Repeat each record below exactly, dropping the pictures.

==== INFORMATION SHOWN ====

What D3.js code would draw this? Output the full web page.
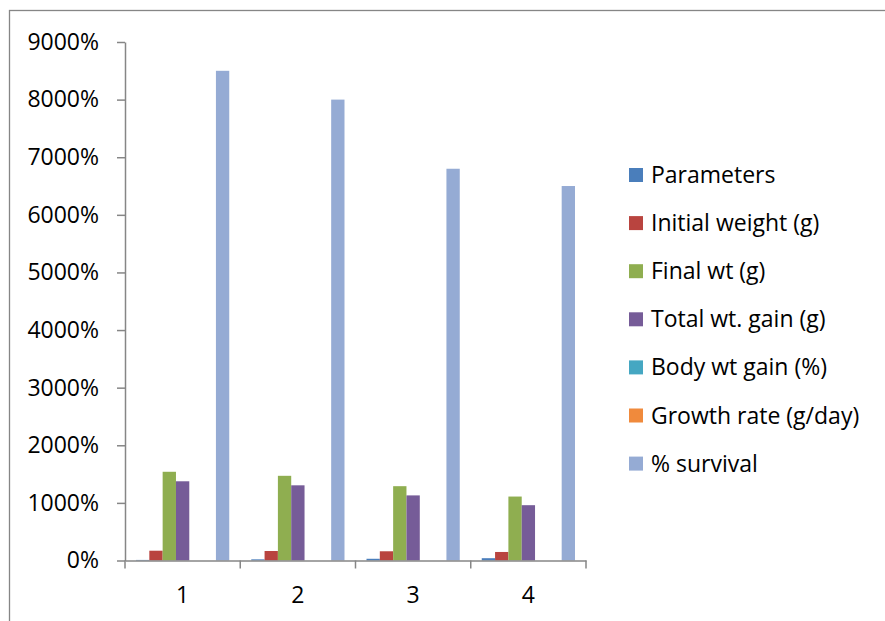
<!DOCTYPE html>
<html>
<head>
<meta charset="utf-8">
<script src="https://cdn.jsdelivr.net/npm/d3@7"></script>
<style>
  body { margin: 0; background: #fff; }
  svg { display: block; font-family: 'Open Sans', sans-serif; }
</style>
</head>
<body>
<script>
// chart data (fractions, axis shows them as percent)
const categories = ['1', '2', '3', '4'];
const seriesNames = ['Parameters', 'Initial weight (g)', 'Final wt (g)', 'Total wt. gain (g)',
  'Body wt gain (%)', 'Growth rate (g/day)', '% survival'];
const parameters = [0.1, 0.2, 0.3, 0.4];
const initialWeight = [1.7, 1.65, 1.6, 1.48];
const finalWt = [15.4, 14.7, 12.9, 11.1];
const totalGain = [13.75, 13.05, 11.3, 9.6];
const bodyGain = [0, 0, 0, 0];
const growthRate = [0, 0, 0, 0];
const survival = [85, 80, 68, 65];
const yTicks = [0, 10, 20, 30, 40, 50, 60, 70, 80, 90];
const colors = ['#4a7ebb', '#b9443f', '#8fae50', '#765c98', '#45a7c2', '#f08a3c', '#95abd4'];

const seriesValues = [parameters, initialWeight, finalWt, totalGain, bodyGain, growthRate, survival];

const width = 885;
const height = 621;
const fontSize = 23;

const svg = d3.select('body').append('svg').attr('width', width).attr('height', height);

// outer chart border (runs past right and bottom edge)
svg.append('rect')
  .attr('x', 9.5).attr('y', 10.5)
  .attr('width', 900).attr('height', 700)
  .attr('fill', 'none').attr('stroke', '#868686').attr('stroke-width', 1.3);

const plot = { left: 125, right: 586, top: 42, bottom: 560.5 };

const x0 = d3.scaleBand().domain(categories).range([plot.left, plot.right]);
const gap = 11;
const x1 = d3.scaleBand().domain(seriesNames).range([gap, x0.bandwidth() - gap]);
const y = d3.scaleLinear().domain([0, 90]).range([plot.bottom, plot.top]);

// bars
const groups = svg.append('g')
  .selectAll('g')
  .data(categories)
  .join('g')
    .attr('transform', (d) => `translate(${x0(d)},0)`);

groups.selectAll('rect')
  .data((d, i) => seriesNames.map((s, j) => ({ s, j, v: seriesValues[j][i] })))
  .join('rect')
    .attr('x', (d) => x1(d.s))
    .attr('width', x1.bandwidth())
    .attr('y', (d) => y(d.v))
    .attr('height', (d) => y(0) - y(d.v))
    .attr('fill', (d) => colors[d.j]);

// y axis
const yAxis = svg.append('g')
  .attr('transform', `translate(${plot.left},0)`)
  .call(d3.axisLeft(y).tickValues(yTicks).tickFormat((d) => d * 100 + '%').tickSize(8).tickPadding(18).tickSizeOuter(0));
yAxis.select('.domain').attr('stroke', '#868686').attr('stroke-width', 1.5);
yAxis.selectAll('.tick line').attr('stroke', '#868686').attr('stroke-width', 1.5);
yAxis.selectAll('.tick text').attr('font-size', fontSize).attr('fill', '#000').attr('font-family', "'Open Sans', sans-serif");

// x axis: labels at centres, tick marks between categories
const xAxis = svg.append('g')
  .attr('transform', `translate(0,${plot.bottom})`)
  .call(d3.axisBottom(x0).tickSize(0).tickPadding(26).tickSizeOuter(0));
xAxis.select('.domain').attr('stroke', '#868686').attr('stroke-width', 1.5);
xAxis.selectAll('.tick text').attr('font-size', fontSize).attr('fill', '#000').attr('font-family', "'Open Sans', sans-serif");

const bounds = categories.map((d) => x0(d)).concat([x0(categories[categories.length - 1]) + x0.bandwidth()]);
xAxis.selectAll('line.sep')
  .data(bounds)
  .join('line')
    .attr('class', 'sep')
    .attr('x1', (d) => d).attr('x2', (d) => d)
    .attr('y1', 0).attr('y2', 8)
    .attr('stroke', '#868686').attr('stroke-width', 1.5);

// legend
const legend = svg.append('g').attr('transform', 'translate(629,175)');
const rows = legend.selectAll('g')
  .data(seriesNames)
  .join('g')
    .attr('transform', (d, i) => `translate(0,${i * 48.1})`);
rows.append('rect')
  .attr('x', 0).attr('y', -7)
  .attr('width', 14).attr('height', 14)
  .attr('fill', (d, i) => colors[i]);
rows.append('text')
  .attr('x', 22).attr('y', 0)
  .attr('dy', '0.35em')
  .attr('font-size', fontSize)
  .text((d) => d);
</script>
</body>
</html>
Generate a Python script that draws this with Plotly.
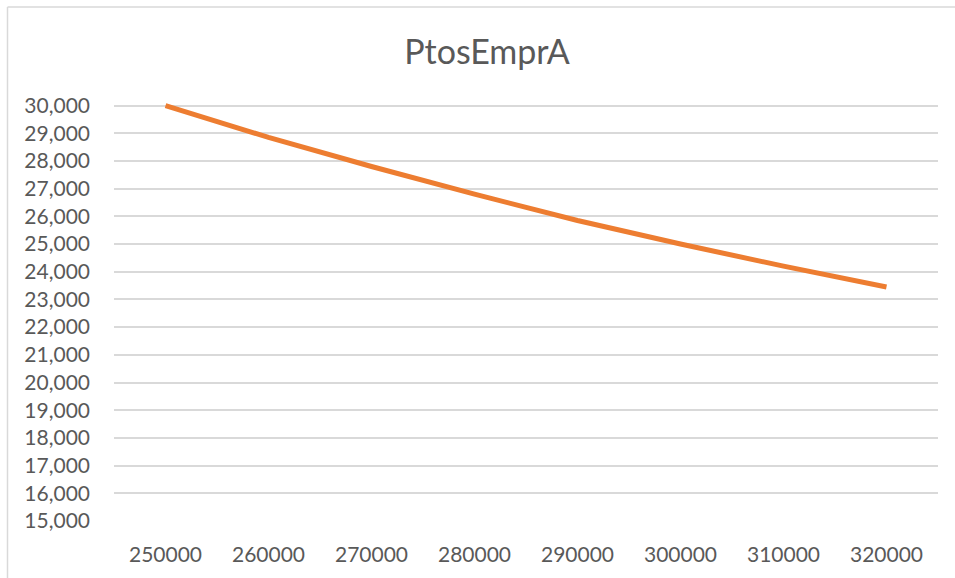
import plotly.graph_objects as go

categories = ["250000", "260000", "270000", "280000", "290000", "300000", "310000", "320000"]
values = [30000, 28850, 27800, 26800, 25850, 25000, 24200, 23450]
y_ticks = list(range(15000, 30001, 1000))
title_text = "PtosEmprA"

W, H = 955, 578
L, R = 114, 938
T, B = 99.5, 521

fig = go.Figure()
fig.add_trace(go.Scatter(
    x=categories, y=values, mode="lines",
    line=dict(color="#ED7D31", width=5),
    showlegend=False, hoverinfo="skip",
))

font_family = "Lato, Calibri, sans-serif"
tick_font = dict(family=font_family, size=21, color="#595959")

def px_to_paper_x(px):
    return (px - L) / (R - L)

def px_to_paper_y(py):
    return (B - py) / (B - T)

fig.update_layout(
    width=W, height=H,
    margin=dict(l=L, r=W - R, t=T, b=H - B, pad=0),
    paper_bgcolor="white", plot_bgcolor="white",
    title=dict(text=title_text, x=(487) / W, xanchor="center", xref="container",
               y=1 - 52 / H, yanchor="middle", yref="container",
               font=dict(family=font_family, size=34, color="#595959")),
    xaxis=dict(type="category", range=[-0.5, 7.5], showgrid=False, zeroline=False,
               showline=False, ticks="", tickfont=tick_font, ticklabelstandoff=19),
    yaxis=dict(range=[15000, 30200], tickvals=y_ticks, tickformat=",d",
               showgrid=True, gridcolor="#d9d9d9", gridwidth=1.5, zeroline=False,
               showline=False, ticks="", tickfont=tick_font, ticklabelstandoff=23),
    shapes=[
        dict(type="line", xref="paper", yref="paper",
             x0=px_to_paper_x(7.5), x1=px_to_paper_x(7.5),
             y0=px_to_paper_y(6.5), y1=px_to_paper_y(H + 5),
             line=dict(color="#d9d9d9", width=1.5)),
        dict(type="line", xref="paper", yref="paper",
             x0=px_to_paper_x(7.5), x1=px_to_paper_x(W + 5),
             y0=px_to_paper_y(6.5), y1=px_to_paper_y(6.5),
             line=dict(color="#d9d9d9", width=1.5)),
    ],
)

fig.write_html("out.html")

====

◆ **OUTPUT FOR THIS TASK**:
What D3.js code would draw this? Output the full web page.
<!DOCTYPE html>
<html>
<head>
<meta charset="utf-8">
<script src="https://cdn.jsdelivr.net/npm/d3@7"></script>
<style>
  body { margin: 0; background: #fff; }
  svg { display: block; font-family: 'Open Sans', sans-serif; }
</style>
</head>
<body>
<script>
// chart data (fractions, axis shows them as percent)
const categories = ['1', '2', '3', '4'];
const seriesNames = ['Parameters', 'Initial weight (g)', 'Final wt (g)', 'Total wt. gain (g)',
  'Body wt gain (%)', 'Growth rate (g/day)', '% survival'];
const parameters = [0.1, 0.2, 0.3, 0.4];
const initialWeight = [1.7, 1.65, 1.6, 1.48];
const finalWt = [15.4, 14.7, 12.9, 11.1];
const totalGain = [13.75, 13.05, 11.3, 9.6];
const bodyGain = [0, 0, 0, 0];
const growthRate = [0, 0, 0, 0];
const survival = [85, 80, 68, 65];
const yTicks = [0, 10, 20, 30, 40, 50, 60, 70, 80, 90];
const colors = ['#4a7ebb', '#b9443f', '#8fae50', '#765c98', '#45a7c2', '#f08a3c', '#95abd4'];

const seriesValues = [parameters, initialWeight, finalWt, totalGain, bodyGain, growthRate, survival];

const width = 885;
const height = 621;
const fontSize = 23;

const svg = d3.select('body').append('svg').attr('width', width).attr('height', height);

// outer chart border (runs past right and bottom edge)
svg.append('rect')
  .attr('x', 9.5).attr('y', 10.5)
  .attr('width', 900).attr('height', 700)
  .attr('fill', 'none').attr('stroke', '#868686').attr('stroke-width', 1.3);

const plot = { left: 125, right: 586, top: 42, bottom: 560.5 };

const x0 = d3.scaleBand().domain(categories).range([plot.left, plot.right]);
const gap = 11;
const x1 = d3.scaleBand().domain(seriesNames).range([gap, x0.bandwidth() - gap]);
const y = d3.scaleLinear().domain([0, 90]).range([plot.bottom, plot.top]);

// bars
const groups = svg.append('g')
  .selectAll('g')
  .data(categories)
  .join('g')
    .attr('transform', (d) => `translate(${x0(d)},0)`);

groups.selectAll('rect')
  .data((d, i) => seriesNames.map((s, j) => ({ s, j, v: seriesValues[j][i] })))
  .join('rect')
    .attr('x', (d) => x1(d.s))
    .attr('width', x1.bandwidth())
    .attr('y', (d) => y(d.v))
    .attr('height', (d) => y(0) - y(d.v))
    .attr('fill', (d) => colors[d.j]);

// y axis
const yAxis = svg.append('g')
  .attr('transform', `translate(${plot.left},0)`)
  .call(d3.axisLeft(y).tickValues(yTicks).tickFormat((d) => d * 100 + '%').tickSize(8).tickPadding(18).tickSizeOuter(0));
yAxis.select('.domain').attr('stroke', '#868686').attr('stroke-width', 1.5);
yAxis.selectAll('.tick line').attr('stroke', '#868686').attr('stroke-width', 1.5);
yAxis.selectAll('.tick text').attr('font-size', fontSize).attr('fill', '#000').attr('font-family', "'Open Sans', sans-serif");

// x axis: labels at centres, tick marks between categories
const xAxis = svg.append('g')
  .attr('transform', `translate(0,${plot.bottom})`)
  .call(d3.axisBottom(x0).tickSize(0).tickPadding(26).tickSizeOuter(0));
xAxis.select('.domain').attr('stroke', '#868686').attr('stroke-width', 1.5);
xAxis.selectAll('.tick text').attr('font-size', fontSize).attr('fill', '#000').attr('font-family', "'Open Sans', sans-serif");

const bounds = categories.map((d) => x0(d)).concat([x0(categories[categories.length - 1]) + x0.bandwidth()]);
xAxis.selectAll('line.sep')
  .data(bounds)
  .join('line')
    .attr('class', 'sep')
    .attr('x1', (d) => d).attr('x2', (d) => d)
    .attr('y1', 0).attr('y2', 8)
    .attr('stroke', '#868686').attr('stroke-width', 1.5);

// legend
const legend = svg.append('g').attr('transform', 'translate(629,175)');
const rows = legend.selectAll('g')
  .data(seriesNames)
  .join('g')
    .attr('transform', (d, i) => `translate(0,${i * 48.1})`);
rows.append('rect')
  .attr('x', 0).attr('y', -7)
  .attr('width', 14).attr('height', 14)
  .attr('fill', (d, i) => colors[i]);
rows.append('text')
  .attr('x', 22).attr('y', 0)
  .attr('dy', '0.35em')
  .attr('font-size', fontSize)
  .text((d) => d);
</script>
</body>
</html>
Generate a Python script that draws this with Plotly.
import plotly.graph_objects as go

categories = ["250000", "260000", "270000", "280000", "290000", "300000", "310000", "320000"]
values = [30000, 28850, 27800, 26800, 25850, 25000, 24200, 23450]
y_ticks = list(range(15000, 30001, 1000))
title_text = "PtosEmprA"

W, H = 955, 578
L, R = 114, 938
T, B = 99.5, 521

fig = go.Figure()
fig.add_trace(go.Scatter(
    x=categories, y=values, mode="lines",
    line=dict(color="#ED7D31", width=5),
    showlegend=False, hoverinfo="skip",
))

font_family = "Lato, Calibri, sans-serif"
tick_font = dict(family=font_family, size=21, color="#595959")

def px_to_paper_x(px):
    return (px - L) / (R - L)

def px_to_paper_y(py):
    return (B - py) / (B - T)

fig.update_layout(
    width=W, height=H,
    margin=dict(l=L, r=W - R, t=T, b=H - B, pad=0),
    paper_bgcolor="white", plot_bgcolor="white",
    title=dict(text=title_text, x=(487) / W, xanchor="center", xref="container",
               y=1 - 52 / H, yanchor="middle", yref="container",
               font=dict(family=font_family, size=34, color="#595959")),
    xaxis=dict(type="category", range=[-0.5, 7.5], showgrid=False, zeroline=False,
               showline=False, ticks="", tickfont=tick_font, ticklabelstandoff=19),
    yaxis=dict(range=[15000, 30200], tickvals=y_ticks, tickformat=",d",
               showgrid=True, gridcolor="#d9d9d9", gridwidth=1.5, zeroline=False,
               showline=False, ticks="", tickfont=tick_font, ticklabelstandoff=23),
    shapes=[
        dict(type="line", xref="paper", yref="paper",
             x0=px_to_paper_x(7.5), x1=px_to_paper_x(7.5),
             y0=px_to_paper_y(6.5), y1=px_to_paper_y(H + 5),
             line=dict(color="#d9d9d9", width=1.5)),
        dict(type="line", xref="paper", yref="paper",
             x0=px_to_paper_x(7.5), x1=px_to_paper_x(W + 5),
             y0=px_to_paper_y(6.5), y1=px_to_paper_y(6.5),
             line=dict(color="#d9d9d9", width=1.5)),
    ],
)

fig.write_html("out.html")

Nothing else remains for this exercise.